"Henny Penny Harridan', today's piece by Maureen Dowd in the NY Times, is demonstrative of an unattractive little corner of Ms. Dowd's mind. Luckily the vast majority of the landscape of her brain is wondrous; it's only when she has to deal with women in power that the purple loose-strife and the fragmiaties become invasive.
Much of her piece today is correct. Sen. Clinton is in a difficult predicament in triangulating her position on the war in Iraq. By why is it necessary to use words like "harridan", and "henny penny?" Dowd asserts that the need for Rumsfeld to leave is obvious to all but W. and Cheney - so why compare Clinton's articulation of this fact to the "Queen of Hearts, delivering her climatic demand for his head."

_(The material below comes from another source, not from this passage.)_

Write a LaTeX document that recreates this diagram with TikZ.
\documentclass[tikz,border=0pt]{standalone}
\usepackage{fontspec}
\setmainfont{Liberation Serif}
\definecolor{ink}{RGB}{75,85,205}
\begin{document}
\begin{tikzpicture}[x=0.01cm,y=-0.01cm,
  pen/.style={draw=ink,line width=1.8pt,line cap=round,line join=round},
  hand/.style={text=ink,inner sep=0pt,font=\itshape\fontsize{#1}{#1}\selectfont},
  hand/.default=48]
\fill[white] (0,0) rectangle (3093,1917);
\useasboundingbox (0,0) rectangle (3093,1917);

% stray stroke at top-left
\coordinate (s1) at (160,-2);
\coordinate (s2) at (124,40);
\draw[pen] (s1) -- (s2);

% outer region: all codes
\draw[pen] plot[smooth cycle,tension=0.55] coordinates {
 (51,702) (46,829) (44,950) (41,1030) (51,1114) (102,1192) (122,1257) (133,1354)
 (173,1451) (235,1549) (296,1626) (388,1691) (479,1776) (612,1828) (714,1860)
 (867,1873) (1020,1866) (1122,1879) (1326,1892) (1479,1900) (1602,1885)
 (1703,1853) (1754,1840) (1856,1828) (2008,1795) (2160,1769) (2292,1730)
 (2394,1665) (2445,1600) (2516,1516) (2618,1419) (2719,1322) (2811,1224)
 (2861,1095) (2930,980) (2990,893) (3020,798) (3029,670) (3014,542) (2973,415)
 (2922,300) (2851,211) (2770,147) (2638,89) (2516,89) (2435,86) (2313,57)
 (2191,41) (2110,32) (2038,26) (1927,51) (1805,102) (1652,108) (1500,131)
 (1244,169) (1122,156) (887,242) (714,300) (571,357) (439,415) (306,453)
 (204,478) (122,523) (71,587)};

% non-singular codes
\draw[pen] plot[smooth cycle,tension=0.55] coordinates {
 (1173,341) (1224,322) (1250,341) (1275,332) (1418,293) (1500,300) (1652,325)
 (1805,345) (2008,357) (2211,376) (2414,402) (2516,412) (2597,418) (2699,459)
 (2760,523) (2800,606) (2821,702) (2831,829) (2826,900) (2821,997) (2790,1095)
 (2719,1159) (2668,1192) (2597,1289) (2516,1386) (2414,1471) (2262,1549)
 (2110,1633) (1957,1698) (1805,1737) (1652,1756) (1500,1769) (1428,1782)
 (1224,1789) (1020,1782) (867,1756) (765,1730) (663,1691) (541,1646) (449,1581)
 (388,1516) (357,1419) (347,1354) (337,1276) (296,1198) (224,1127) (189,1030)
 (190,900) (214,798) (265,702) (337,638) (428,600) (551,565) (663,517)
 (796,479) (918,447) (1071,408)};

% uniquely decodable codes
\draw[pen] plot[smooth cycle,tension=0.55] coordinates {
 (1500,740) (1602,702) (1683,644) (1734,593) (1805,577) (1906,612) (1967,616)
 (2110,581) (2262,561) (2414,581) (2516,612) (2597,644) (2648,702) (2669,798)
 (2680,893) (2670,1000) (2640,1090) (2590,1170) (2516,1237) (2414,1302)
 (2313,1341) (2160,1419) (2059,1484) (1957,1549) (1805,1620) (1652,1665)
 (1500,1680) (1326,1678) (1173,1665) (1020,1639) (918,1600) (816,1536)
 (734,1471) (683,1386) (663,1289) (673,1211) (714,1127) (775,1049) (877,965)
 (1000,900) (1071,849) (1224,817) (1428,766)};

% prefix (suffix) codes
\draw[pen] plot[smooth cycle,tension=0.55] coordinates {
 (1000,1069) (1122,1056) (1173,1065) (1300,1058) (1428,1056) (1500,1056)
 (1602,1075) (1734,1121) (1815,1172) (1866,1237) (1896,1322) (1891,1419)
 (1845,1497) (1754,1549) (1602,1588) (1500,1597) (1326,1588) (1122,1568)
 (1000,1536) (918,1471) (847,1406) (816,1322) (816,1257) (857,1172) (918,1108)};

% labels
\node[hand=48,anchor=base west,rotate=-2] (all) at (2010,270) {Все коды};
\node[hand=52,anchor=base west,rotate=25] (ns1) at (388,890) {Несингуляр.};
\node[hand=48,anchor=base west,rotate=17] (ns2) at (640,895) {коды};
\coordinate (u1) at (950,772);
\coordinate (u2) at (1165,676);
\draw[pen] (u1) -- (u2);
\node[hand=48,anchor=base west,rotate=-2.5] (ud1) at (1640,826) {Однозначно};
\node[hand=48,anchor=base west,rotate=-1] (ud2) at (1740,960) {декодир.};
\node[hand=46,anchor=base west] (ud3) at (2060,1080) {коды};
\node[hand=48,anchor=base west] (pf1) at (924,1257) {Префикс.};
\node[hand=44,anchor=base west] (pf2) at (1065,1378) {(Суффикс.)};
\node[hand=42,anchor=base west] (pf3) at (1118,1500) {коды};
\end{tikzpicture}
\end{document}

The fact that Sen. Clinton's position on whether or not we should got to war in Iraq was the wrong one, does not make Rumsfeld's gross incompetence irrelevant. Clinton was right to insist on Rumsfeld's appearance before the committee, and she was right to lambaste him for his pathetic performance as Secretary of Defense. I have no problem with Dowd's delight in mocking Sen Clinton, even though she was more forceful than any other committee member in calling attention to the failures of this administration.
My problem is that Dowd chose a moment when Clinton was doing the right thing to make fun of her, thus taking the chance that the mockery of the person would be mixed up with the mocking of the person's position. Using sexist stereotypes only muddles the mix further.